## Start

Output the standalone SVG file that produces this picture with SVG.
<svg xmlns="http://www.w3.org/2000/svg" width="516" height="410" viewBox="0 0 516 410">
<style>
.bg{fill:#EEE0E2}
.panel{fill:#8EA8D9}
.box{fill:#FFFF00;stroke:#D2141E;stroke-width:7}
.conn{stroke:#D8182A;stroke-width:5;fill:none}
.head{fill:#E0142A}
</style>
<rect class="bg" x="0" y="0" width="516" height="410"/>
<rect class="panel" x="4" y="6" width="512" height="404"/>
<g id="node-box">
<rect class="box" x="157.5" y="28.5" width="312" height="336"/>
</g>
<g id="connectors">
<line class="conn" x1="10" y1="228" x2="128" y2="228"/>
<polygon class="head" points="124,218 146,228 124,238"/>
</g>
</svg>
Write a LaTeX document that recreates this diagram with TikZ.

## End
## Start

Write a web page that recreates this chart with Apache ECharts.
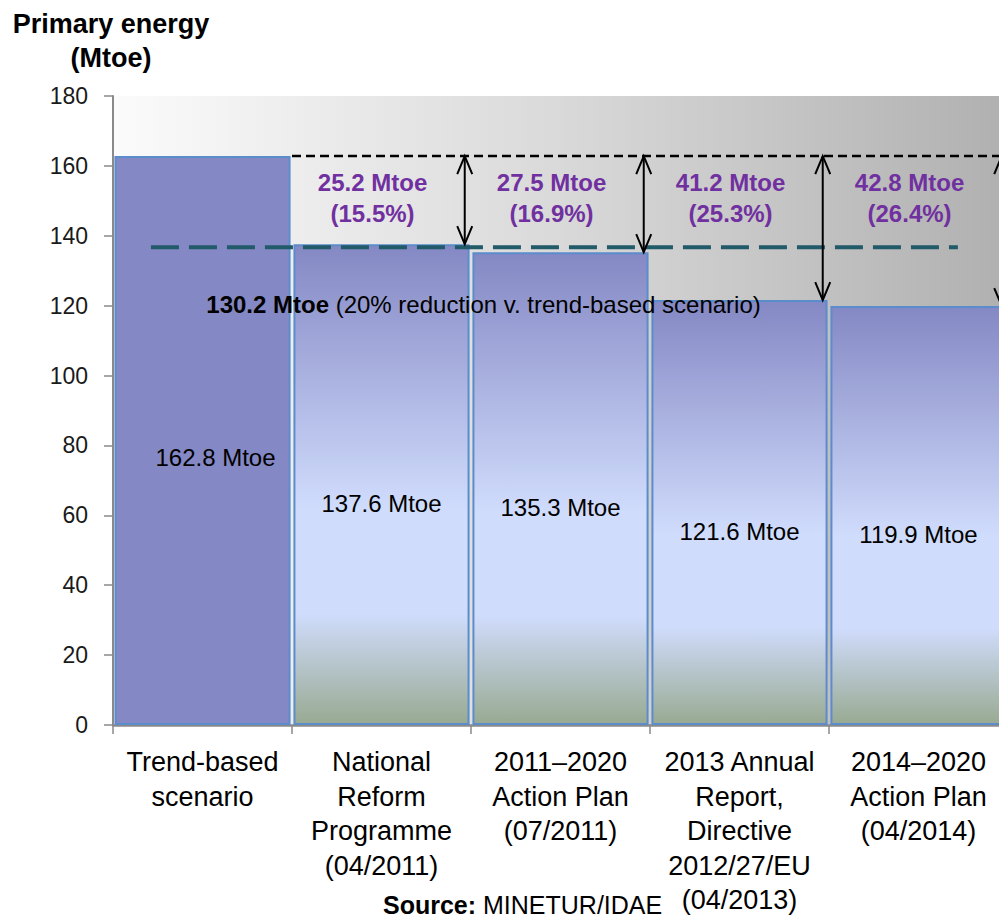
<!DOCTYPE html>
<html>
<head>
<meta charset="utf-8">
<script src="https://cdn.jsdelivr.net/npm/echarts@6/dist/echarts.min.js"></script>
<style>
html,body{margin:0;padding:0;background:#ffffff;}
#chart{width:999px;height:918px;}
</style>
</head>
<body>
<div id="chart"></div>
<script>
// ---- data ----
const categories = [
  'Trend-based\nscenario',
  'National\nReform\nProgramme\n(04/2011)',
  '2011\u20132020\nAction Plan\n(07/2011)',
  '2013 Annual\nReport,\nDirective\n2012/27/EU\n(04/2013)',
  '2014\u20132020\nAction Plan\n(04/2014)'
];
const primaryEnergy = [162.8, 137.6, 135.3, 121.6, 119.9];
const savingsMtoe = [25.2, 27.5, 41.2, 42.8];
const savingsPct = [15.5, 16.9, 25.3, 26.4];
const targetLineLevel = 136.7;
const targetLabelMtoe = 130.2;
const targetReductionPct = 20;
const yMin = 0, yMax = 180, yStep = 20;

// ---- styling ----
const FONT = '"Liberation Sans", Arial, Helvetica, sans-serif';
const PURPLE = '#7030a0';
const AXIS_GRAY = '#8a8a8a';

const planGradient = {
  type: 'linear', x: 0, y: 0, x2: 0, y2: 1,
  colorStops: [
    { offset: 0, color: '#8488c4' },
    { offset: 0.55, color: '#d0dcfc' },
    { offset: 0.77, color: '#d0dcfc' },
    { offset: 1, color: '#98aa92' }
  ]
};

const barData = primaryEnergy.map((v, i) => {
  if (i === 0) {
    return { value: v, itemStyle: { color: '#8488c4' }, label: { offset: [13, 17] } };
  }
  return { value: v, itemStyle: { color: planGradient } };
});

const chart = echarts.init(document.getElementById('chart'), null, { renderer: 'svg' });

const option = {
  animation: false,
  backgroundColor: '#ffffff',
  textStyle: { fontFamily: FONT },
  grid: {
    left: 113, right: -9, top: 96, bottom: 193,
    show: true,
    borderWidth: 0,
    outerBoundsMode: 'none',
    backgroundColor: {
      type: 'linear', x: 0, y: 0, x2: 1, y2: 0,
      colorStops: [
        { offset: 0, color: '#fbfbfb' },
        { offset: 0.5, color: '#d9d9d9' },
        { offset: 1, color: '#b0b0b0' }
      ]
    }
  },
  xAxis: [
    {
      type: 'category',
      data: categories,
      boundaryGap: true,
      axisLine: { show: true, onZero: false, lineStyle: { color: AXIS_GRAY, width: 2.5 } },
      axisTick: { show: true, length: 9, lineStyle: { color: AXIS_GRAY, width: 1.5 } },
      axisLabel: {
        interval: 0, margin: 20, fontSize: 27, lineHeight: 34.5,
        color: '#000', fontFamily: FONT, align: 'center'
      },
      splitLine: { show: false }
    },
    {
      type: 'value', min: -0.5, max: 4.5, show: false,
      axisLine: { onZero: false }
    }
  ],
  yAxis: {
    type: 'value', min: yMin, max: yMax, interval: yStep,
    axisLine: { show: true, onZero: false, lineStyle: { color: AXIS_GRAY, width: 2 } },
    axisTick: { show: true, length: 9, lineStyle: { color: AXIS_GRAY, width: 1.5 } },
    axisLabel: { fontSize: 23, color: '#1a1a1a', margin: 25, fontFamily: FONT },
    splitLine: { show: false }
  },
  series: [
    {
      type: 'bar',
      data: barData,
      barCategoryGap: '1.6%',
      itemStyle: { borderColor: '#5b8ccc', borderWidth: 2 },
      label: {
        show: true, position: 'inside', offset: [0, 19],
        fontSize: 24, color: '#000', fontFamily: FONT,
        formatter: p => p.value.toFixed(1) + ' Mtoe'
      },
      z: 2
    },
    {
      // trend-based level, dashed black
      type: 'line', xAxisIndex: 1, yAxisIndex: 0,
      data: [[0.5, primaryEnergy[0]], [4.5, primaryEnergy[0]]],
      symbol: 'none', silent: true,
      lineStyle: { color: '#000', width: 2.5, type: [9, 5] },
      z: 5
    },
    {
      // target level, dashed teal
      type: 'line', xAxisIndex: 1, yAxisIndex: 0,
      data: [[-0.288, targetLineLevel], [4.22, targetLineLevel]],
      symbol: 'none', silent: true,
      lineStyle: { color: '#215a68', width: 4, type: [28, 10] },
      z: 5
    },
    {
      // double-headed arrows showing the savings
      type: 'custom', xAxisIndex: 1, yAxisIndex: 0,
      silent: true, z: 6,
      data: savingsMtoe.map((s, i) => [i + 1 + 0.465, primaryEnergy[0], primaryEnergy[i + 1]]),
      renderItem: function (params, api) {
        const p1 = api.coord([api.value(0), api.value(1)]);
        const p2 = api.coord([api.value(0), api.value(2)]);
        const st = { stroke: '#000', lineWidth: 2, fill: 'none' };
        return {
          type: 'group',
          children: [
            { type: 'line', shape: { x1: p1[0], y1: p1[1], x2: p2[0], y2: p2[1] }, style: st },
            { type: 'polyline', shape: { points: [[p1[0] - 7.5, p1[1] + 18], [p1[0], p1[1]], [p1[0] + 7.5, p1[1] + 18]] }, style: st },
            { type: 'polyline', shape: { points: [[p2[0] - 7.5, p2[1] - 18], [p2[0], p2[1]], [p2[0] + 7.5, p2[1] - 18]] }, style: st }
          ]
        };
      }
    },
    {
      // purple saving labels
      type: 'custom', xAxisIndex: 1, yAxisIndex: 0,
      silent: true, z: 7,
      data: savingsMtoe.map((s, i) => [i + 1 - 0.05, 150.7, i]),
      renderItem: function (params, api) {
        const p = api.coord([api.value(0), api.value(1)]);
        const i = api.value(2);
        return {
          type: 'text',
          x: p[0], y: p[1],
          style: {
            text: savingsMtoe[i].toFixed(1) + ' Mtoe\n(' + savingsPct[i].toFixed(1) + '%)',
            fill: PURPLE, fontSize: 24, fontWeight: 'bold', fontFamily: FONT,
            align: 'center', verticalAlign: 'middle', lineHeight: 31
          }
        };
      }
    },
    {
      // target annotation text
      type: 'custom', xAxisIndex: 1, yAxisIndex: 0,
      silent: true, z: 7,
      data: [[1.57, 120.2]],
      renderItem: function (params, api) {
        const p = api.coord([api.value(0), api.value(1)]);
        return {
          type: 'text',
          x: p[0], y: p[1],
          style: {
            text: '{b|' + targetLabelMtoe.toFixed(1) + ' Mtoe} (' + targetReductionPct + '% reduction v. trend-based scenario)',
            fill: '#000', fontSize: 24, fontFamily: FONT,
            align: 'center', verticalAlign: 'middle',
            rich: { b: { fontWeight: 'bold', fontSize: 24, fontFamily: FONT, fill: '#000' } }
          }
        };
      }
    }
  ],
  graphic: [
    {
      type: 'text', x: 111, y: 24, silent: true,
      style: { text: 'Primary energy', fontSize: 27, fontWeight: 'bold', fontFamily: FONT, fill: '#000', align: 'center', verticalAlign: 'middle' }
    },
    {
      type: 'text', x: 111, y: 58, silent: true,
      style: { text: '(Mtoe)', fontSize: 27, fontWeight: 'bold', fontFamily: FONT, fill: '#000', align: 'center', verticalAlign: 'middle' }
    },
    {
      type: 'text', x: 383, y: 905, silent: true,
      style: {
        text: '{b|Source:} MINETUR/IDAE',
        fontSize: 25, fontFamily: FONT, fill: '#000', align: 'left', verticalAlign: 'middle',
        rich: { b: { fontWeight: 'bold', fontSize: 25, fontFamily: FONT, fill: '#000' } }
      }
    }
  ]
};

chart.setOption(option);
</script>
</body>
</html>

## End
## Start

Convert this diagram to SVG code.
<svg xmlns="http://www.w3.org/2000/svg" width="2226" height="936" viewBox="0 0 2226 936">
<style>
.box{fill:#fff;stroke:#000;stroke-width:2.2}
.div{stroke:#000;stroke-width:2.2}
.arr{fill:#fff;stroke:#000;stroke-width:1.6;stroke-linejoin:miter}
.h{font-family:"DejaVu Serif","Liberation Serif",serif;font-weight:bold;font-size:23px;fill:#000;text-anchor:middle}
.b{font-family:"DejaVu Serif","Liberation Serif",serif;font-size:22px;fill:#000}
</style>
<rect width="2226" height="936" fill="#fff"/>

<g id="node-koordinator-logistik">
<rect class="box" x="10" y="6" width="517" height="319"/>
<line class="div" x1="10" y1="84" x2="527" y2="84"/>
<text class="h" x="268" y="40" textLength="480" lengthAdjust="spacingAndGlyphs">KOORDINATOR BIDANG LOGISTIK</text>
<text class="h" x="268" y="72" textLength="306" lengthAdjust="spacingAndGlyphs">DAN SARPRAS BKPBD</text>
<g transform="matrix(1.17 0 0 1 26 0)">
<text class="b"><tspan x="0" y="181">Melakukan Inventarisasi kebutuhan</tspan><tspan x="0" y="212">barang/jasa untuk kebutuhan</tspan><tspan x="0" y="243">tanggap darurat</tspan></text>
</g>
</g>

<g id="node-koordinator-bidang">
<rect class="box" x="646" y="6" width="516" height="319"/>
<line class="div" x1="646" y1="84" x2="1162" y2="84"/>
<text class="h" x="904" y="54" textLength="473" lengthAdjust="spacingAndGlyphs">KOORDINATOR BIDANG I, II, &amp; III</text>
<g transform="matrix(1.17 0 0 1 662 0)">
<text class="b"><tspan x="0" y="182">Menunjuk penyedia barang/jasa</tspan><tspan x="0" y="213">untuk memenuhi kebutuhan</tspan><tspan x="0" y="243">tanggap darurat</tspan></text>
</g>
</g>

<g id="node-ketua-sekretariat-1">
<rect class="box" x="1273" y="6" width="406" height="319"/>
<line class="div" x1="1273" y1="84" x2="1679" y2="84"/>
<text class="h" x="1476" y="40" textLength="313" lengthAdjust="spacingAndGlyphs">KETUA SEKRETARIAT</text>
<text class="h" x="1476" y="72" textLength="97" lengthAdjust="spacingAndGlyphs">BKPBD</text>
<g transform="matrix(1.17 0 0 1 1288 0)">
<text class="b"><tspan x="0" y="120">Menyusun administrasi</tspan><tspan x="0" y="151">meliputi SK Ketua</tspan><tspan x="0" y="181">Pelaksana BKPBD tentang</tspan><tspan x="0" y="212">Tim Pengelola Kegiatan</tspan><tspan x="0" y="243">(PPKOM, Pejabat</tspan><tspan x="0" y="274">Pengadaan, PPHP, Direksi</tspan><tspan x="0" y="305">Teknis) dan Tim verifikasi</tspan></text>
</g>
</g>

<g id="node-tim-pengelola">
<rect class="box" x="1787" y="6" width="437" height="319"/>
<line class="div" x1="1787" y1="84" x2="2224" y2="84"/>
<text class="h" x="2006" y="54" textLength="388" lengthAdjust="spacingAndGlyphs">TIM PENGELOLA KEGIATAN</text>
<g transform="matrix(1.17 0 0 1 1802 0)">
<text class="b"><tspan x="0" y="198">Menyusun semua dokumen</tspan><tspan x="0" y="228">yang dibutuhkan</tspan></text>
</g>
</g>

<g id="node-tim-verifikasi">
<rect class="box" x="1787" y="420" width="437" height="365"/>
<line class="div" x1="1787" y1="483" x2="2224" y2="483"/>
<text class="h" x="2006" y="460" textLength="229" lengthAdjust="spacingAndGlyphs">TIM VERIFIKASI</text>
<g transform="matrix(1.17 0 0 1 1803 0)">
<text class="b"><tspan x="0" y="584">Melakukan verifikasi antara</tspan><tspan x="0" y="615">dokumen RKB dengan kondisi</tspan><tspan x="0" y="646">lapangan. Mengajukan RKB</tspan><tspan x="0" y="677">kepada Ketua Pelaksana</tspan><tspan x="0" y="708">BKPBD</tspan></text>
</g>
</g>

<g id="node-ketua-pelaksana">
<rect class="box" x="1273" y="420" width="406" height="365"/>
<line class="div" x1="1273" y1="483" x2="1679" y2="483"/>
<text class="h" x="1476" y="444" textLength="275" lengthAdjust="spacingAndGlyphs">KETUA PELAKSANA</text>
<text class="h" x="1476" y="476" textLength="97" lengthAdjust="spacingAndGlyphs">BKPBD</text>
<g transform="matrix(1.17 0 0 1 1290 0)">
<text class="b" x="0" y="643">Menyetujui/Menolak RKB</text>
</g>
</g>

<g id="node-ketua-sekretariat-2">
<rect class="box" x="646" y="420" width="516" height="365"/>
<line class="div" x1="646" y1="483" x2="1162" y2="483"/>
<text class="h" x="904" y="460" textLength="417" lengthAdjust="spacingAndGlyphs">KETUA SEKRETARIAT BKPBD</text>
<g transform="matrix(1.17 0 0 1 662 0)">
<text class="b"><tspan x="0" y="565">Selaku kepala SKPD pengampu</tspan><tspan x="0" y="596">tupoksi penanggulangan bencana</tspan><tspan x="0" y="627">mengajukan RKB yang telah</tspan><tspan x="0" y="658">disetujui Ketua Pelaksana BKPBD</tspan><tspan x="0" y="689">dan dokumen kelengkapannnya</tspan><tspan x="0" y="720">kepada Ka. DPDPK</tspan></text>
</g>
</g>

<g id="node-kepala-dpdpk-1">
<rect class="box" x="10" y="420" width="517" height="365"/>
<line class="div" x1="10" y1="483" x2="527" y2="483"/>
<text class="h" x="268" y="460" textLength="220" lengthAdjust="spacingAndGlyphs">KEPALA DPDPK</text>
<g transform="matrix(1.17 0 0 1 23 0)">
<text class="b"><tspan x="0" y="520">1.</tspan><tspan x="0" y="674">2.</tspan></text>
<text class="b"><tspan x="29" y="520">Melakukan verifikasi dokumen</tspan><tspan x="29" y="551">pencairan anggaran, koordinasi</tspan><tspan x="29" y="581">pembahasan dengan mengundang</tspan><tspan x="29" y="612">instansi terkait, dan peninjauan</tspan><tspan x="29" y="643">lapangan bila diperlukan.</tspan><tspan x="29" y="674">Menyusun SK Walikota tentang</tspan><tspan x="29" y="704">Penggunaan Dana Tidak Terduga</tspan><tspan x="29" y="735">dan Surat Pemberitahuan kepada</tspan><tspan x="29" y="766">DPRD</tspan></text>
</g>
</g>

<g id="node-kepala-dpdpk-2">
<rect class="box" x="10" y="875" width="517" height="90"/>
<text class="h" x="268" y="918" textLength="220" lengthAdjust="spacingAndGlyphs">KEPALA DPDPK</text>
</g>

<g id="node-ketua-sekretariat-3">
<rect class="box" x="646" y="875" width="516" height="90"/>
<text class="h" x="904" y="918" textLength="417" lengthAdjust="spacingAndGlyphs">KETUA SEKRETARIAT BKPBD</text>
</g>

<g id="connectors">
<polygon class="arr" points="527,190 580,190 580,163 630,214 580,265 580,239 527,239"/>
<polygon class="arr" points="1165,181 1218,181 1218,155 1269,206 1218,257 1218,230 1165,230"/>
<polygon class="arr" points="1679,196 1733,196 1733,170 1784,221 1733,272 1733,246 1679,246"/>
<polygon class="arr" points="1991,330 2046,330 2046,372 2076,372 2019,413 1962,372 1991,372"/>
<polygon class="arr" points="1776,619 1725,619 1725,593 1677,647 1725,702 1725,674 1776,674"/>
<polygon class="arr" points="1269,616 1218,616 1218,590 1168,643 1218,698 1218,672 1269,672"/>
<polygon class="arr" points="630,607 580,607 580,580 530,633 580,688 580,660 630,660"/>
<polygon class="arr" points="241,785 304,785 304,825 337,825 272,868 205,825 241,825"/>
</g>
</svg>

## End

- Problem to solve
The lines to be given again exactly are those from the one containing "Output the standalone" up to and including the one containing "Write a LaTeX".

- Response to this exercise
Output the standalone SVG file that produces this picture with SVG.
<svg xmlns="http://www.w3.org/2000/svg" width="516" height="410" viewBox="0 0 516 410">
<style>
.bg{fill:#EEE0E2}
.panel{fill:#8EA8D9}
.box{fill:#FFFF00;stroke:#D2141E;stroke-width:7}
.conn{stroke:#D8182A;stroke-width:5;fill:none}
.head{fill:#E0142A}
</style>
<rect class="bg" x="0" y="0" width="516" height="410"/>
<rect class="panel" x="4" y="6" width="512" height="404"/>
<g id="node-box">
<rect class="box" x="157.5" y="28.5" width="312" height="336"/>
</g>
<g id="connectors">
<line class="conn" x1="10" y1="228" x2="128" y2="228"/>
<polygon class="head" points="124,218 146,228 124,238"/>
</g>
</svg>
Write a LaTeX document that recreates this diagram with TikZ.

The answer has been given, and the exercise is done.